Mudhoney’s ‘grunge’ pedigree as one of the original Seattle grunge bands on the now famous SUB-POP records is worth noting because it provides an insight into the roots of the whole genre, before it transformed the music and popular culture of the ‘90s on the back of contemporaries Nirvana and Pearl Jam. Mudhoney’s approach to music, at least in the ‘90s was shambolic, fuzzed out and fun. The punk influences are very apparent here and the songs are short, loud and rough. The lack of connection with contemporary pop culture and ambivalent sense of humour, which was an integral part of the grunge MO, is a major part of the Mudhoney experience. Though they shared many of the same influences as other grunge bands, they never conveyed the same angst, rage or complexity that Kurt Cobain expressed through his music, nor the theatrics of bands like Mother Love Bone. Their sound and personality as a band is more like a mix between the atmosphere of the Screaming Trees and the driving rock sound of Tad.

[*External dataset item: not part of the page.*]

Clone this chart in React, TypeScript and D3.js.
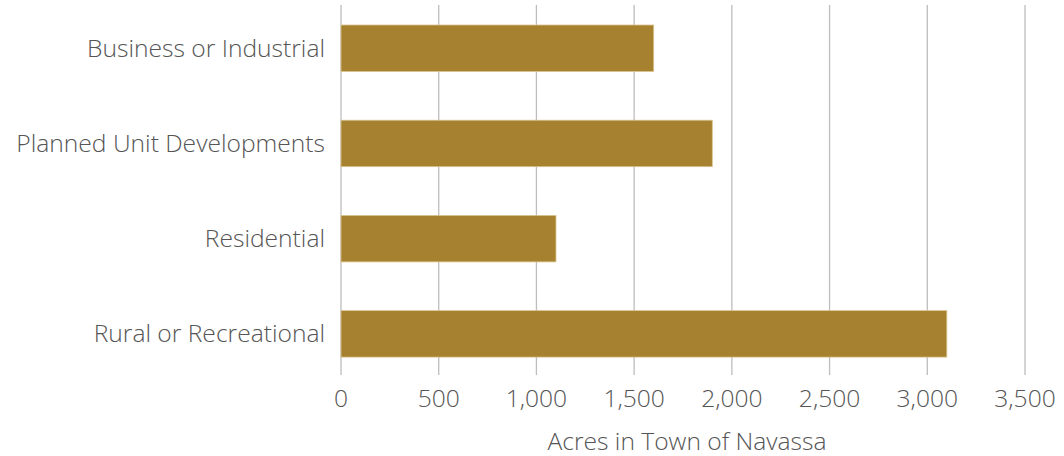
import React from "react";
import * as d3 from "d3";

const categories = ["Business or Industrial", "Planned Unit Developments", "Residential", "Rural or Recreational"];
const acres = [1600, 1900, 1100, 3100];
const xTicks = [0, 500, 1000, 1500, 2000, 2500, 3000, 3500];
const xTitle = "Acres in Town of Navassa";

export default function App() {
  const W = 1064, H = 456;
  const x = d3.scaleLinear().domain([0, 3500]).range([341, 1025]);
  const y = d3.scaleBand<string>().domain(categories).range([1.2, 380.9]).paddingInner(0.512).paddingOuter(0.25);
  const fmt = d3.format(",");
  const font = "'Open Sans', sans-serif";
  return (
    <svg width={W} height={H} style={{ position: "absolute", left: 0, top: 0 }} fontFamily={font} fontWeight={300}>
      <rect width={W} height={H} fill="#fff" />
      {xTicks.map((t) => (
        <line key={t} x1={x(t)} x2={x(t)} y1={5} y2={375} stroke="#bdbdbd" strokeWidth={1.3} />
      ))}
      {categories.map((c, i) => (
        <rect key={c} x={x(0)} y={y(c)!} width={x(acres[i]) - x(0)} height={y.bandwidth()} fill="#a6812f" stroke="#d9c48f" strokeWidth={0.8} />
      ))}
      {categories.map((c) => (
        <text key={c} x={325} y={y(c)! + y.bandwidth() / 2} dy="0.35em" textAnchor="end" fontSize={24.6} fill="#555">{c}</text>
      ))}
      {xTicks.map((t) => (
        <text key={t} x={x(t)} y={398} dy="0.35em" textAnchor="middle" fontSize={24.6} fill="#555">{fmt(t)}</text>
      ))}
      <text x={687} y={441} dy="0.35em" textAnchor="middle" fontSize={24.6} fill="#555">{xTitle}</text>
    </svg>
  );
}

Sonically, EGBDF is probably best described as a sludgy, blues and punk influenced garage rock sound, heavy on soaring vocal choruses and fuzzy, warbly guitar interludes and solos. This description, which could loosely be applied to any number of grunge albums out there, ultimately suits Mudhoney best. Indeed, their version of the grunge sound is in some ways very typical of the movement as a whole, though their sound remains a unique one. I attribute this primarily to the vocals of Mark Arm, whose voice was neither as abrasive as Kurt Cobain’s or as deep and clear as Eddie Vedder or Mark Lanegan’s. Arm tended combine long, melodic wails with the customary sharp, aggressive grunge shouts. This, combined with the wide range of tones he was able to produce, gave Mudhoney’s choruses great texture and contrast with their melodic, meandering guitar solos.

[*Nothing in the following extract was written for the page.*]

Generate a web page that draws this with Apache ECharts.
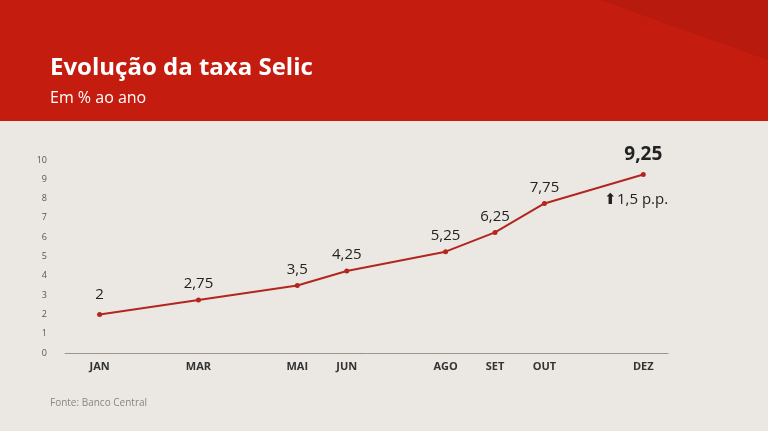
<!DOCTYPE html>
<html>
<head>
<meta charset="utf-8">
<script src="https://cdn.jsdelivr.net/npm/echarts@6/dist/echarts.min.js"></script>
<style>
html, body { margin: 0; padding: 0; }
#chart { width: 768px; height: 431px; }
</style>
</head>
<body>
<div id="chart"></div>
<script>
// meses (número do mês) e taxa Selic
var months = [1, 3, 5, 6, 8, 9, 10, 12]
var monthNames = {1: 'JAN', 3: 'MAR', 5: 'MAI', 6: 'JUN', 8: 'AGO', 9: 'SET', 10: 'OUT', 12: 'DEZ'}
var selic = [2, 2.75, 3.5, 4.25, 5.25, 6.25, 7.75, 9.25]
var yTicks = [0, 10, 1]

var chart = echarts.init(document.getElementById('chart'))

var points = months.map(function(m, i) { return [m, selic[i]] })

chart.setOption({
    backgroundColor: '#ebe8e3',
    textStyle: { fontFamily: 'Open Sans' },
    graphic: [
        { type: 'rect', shape: { x: 0, y: 0, width: 768, height: 121 }, style: { fill: '#c41d0f' }, z: 0 },
        { type: 'polygon', shape: { points: [[430, 0], [768, 0], [768, 60], [600, 0]] }, style: { fill: '#b81a0d' }, z: 0 },
        { type: 'text', left: 50, top: 56, style: { text: 'Evolução da taxa Selic', fill: '#fff', font: 'bold 24px "Open Sans"' } },
        { type: 'text', left: 50, top: 90, style: { text: 'Em % ao ano', fill: '#fff', font: '16px "Open Sans"' } },
        { type: 'text', left: 50, top: 398, style: { text: 'Fonte: Banco Central', fill: '#8a8580', font: '10px "Open Sans"' } },
        { type: 'text', left: 604, top: 192, style: { text: '⬆1,5 p.p.', fill: '#222', font: '15px "Open Sans"' } }
    ],
    grid: { left: 65, right: 100, top: 160, bottom: 78 },
    xAxis: {
        type: 'value',
        min: 0.3,
        max: 12.5,
        splitLine: { show: false },
        axisTick: { show: false },
        axisLine: { lineStyle: { color: '#9a9590' } },
        axisLabel: {
            customValues: months,
            color: '#333',
            fontSize: 11,
            fontWeight: 'bold',
            margin: 8,
            formatter: function(v) { return monthNames[Math.round(v)] || '' }
        }
    },
    yAxis: {
        type: 'value',
        min: yTicks[0],
        max: yTicks[1],
        interval: yTicks[2],
        splitLine: { show: false },
        axisLine: { show: false },
        axisTick: { show: false },
        axisLabel: { color: '#555', fontSize: 9, margin: 18 }
    },
    series: [{
        type: 'line',
        symbol: 'circle',
        symbolSize: 5,
        lineStyle: { color: '#b3261e', width: 2 },
        itemStyle: { color: '#b3261e' },
        label: {
            show: true,
            position: 'top',
            distance: 6,
            color: '#222',
            fontSize: 15,
            formatter: function(p) { return String(p.value[1]).replace('.', ',') }
        },
        data: points.map(function(pt, i) {
            if (i === 7) return { value: pt, label: { fontSize: 19, fontWeight: 'bold', distance: 8 } }
            if (i === 0) return { value: pt, label: { distance: 10 } }
            return pt
        })
    }]
})
</script>
</body>
</html>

Overall, EGBDF is easily Mudhoney’s most consistent album. All the songs are great and they fit well together. This is the sound of one of the best bands in their genre at their absolute creative peak. While singles from other albums like ‘Touch Me I’m Sick’ and ‘Suck You Dry’ are some of Mudhoney’s absolute best individual songs, their sound as a whole was totally crystallised on EGBDF. It is in short one of the best grunge albums ever made and should be compulsory listening for any grunge fans yet to hear it.